Atlético Independiente
- Full name: Club Atlético Independiente
- Nickname(s): Las Panteras Negras
- Founded: 12 October 1960; 64 years ago
- Ground: Estadio Roberto Martínez Ávila Siguatepeque, Honduras
- Capacity: 7,000
- League: Liga de Ascenso Honduras
| Home colours | Away colours |

= Atlético Independiente =

Honduran football club

Atlético Independiente is a Honduran soccer club based in Siguatepeque, Honduras. The club currently plays in Liga de Ascenso de Honduras.

==History==

Club Atlético Independiente was founded on October 12, 1960, by Luis Méndez and Julio Zepeda. The club originally played in Liga de Fútbol “Amado Sánchez”, an independent league in Siguatepeque, until 1979, when the club was promoted to Segunda Division (now called Liga de Ascenso).
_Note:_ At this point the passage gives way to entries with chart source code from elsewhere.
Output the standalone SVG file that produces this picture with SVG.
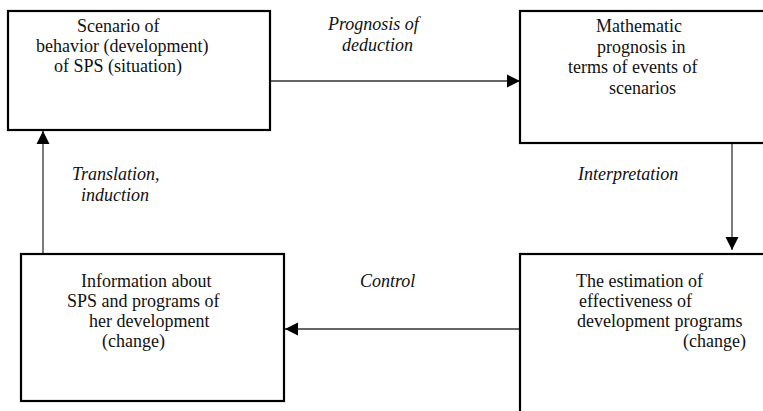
<svg xmlns="http://www.w3.org/2000/svg" width="763" height="411" viewBox="0 0 763 411">
<style>
.box{fill:#fff;stroke:#000;stroke-width:2.2}
.t{font-family:'Liberation Serif','Times New Roman',serif;font-size:18px;fill:#111}
.lbl{font-family:'Liberation Serif','Times New Roman',serif;font-size:18px;font-style:italic;fill:#111}
.ln{stroke:#333;stroke-width:1.3;fill:none}
</style>
<defs>
<marker id="ah" markerUnits="userSpaceOnUse" markerWidth="14" markerHeight="14" refX="13" refY="7" orient="auto">
<path d="M0,0.5 L13,7 L0,13.5 z" fill="#000"/>
</marker>
</defs>
<rect width="763" height="411" fill="#fff"/>
<g id="connectors">
<line class="ln" x1="271" y1="81" x2="520" y2="81" marker-end="url(#ah)"/>
<line class="ln" x1="732" y1="143" x2="732" y2="250" marker-end="url(#ah)"/>
<line class="ln" x1="520" y1="329" x2="285" y2="329" marker-end="url(#ah)"/>
<line class="ln" x1="43" y1="254" x2="43" y2="131" marker-end="url(#ah)"/>
<g id="label-prognosis">
<text class="lbl" x="328" y="30">Prognosis of</text>
<text class="lbl" x="342" y="51">deduction</text>
</g>
<g id="label-interpretation">
<text class="lbl" x="578" y="180">Interpretation</text>
</g>
<g id="label-control">
<text class="lbl" x="360" y="287">Control</text>
</g>
<g id="label-translation">
<text class="lbl" x="72" y="180">Translation,</text>
<text class="lbl" x="81" y="201">induction</text>
</g>
</g>
<g id="node-scenario">
<rect class="box" x="8" y="11" width="262" height="119"/>
<text class="t" x="77" y="32">Scenario of</text>
<text class="t" x="36" y="52">behavior (development)</text>
<text class="t" x="54" y="72">of SPS (situation)</text>
</g>
<g id="node-mathematic">
<rect class="box" x="520" y="11" width="260" height="132"/>
<text class="t" x="596" y="32">Mathematic</text>
<text class="t" x="597" y="53">prognosis in</text>
<text class="t" x="568" y="73">terms of events of</text>
<text class="t" x="609" y="94">scenarios</text>
</g>
<g id="node-information">
<rect class="box" x="21" y="254" width="263" height="147"/>
<text class="t" x="81" y="287">Information about</text>
<text class="t" x="67" y="307">SPS and programs of</text>
<text class="t" x="89" y="327">her development</text>
<text class="t" x="102" y="347">(change)</text>
</g>
<g id="node-estimation">
<rect class="box" x="520" y="254" width="260" height="170"/>
<text class="t" x="576" y="287">The estimation of</text>
<text class="t" x="579" y="307">effectiveness of</text>
<text class="t" x="577" y="327">development programs</text>
<text class="t" x="683" y="347">(change)</text>
</g>
</svg>
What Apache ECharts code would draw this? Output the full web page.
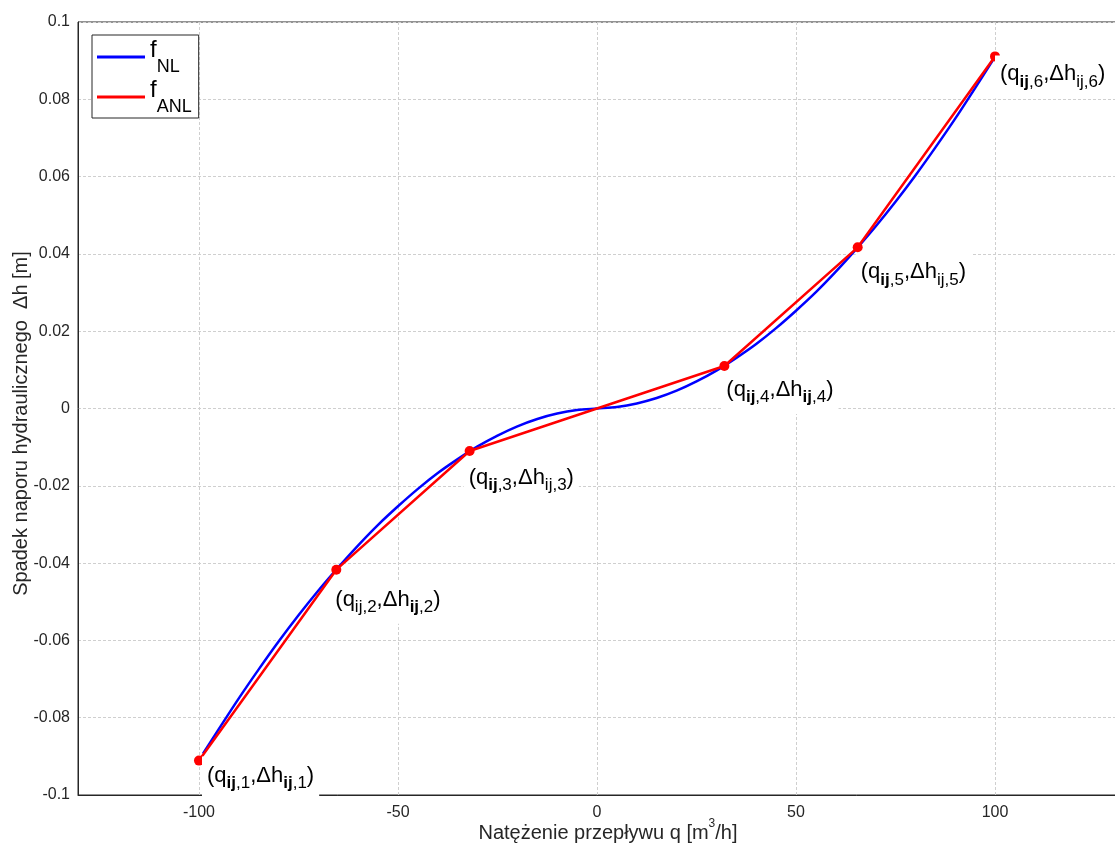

Since 1979, Atlético Independiente has been one of the most known and respected clubs in Liga de Ascenso. The club has come close to being promoted to Liga Nacional de Honduras on many occasions, the closest being in 1990, where it lost a playoff game for the final to Tela Timsa. Until 2017, they were the only team to play in every Liga de Ascenso season. They were relegated to Honduran Liga Mayor in June 2017 as they didn't show up at the last game for the No relegation match against Estrella Roja, thus losing the category automatically.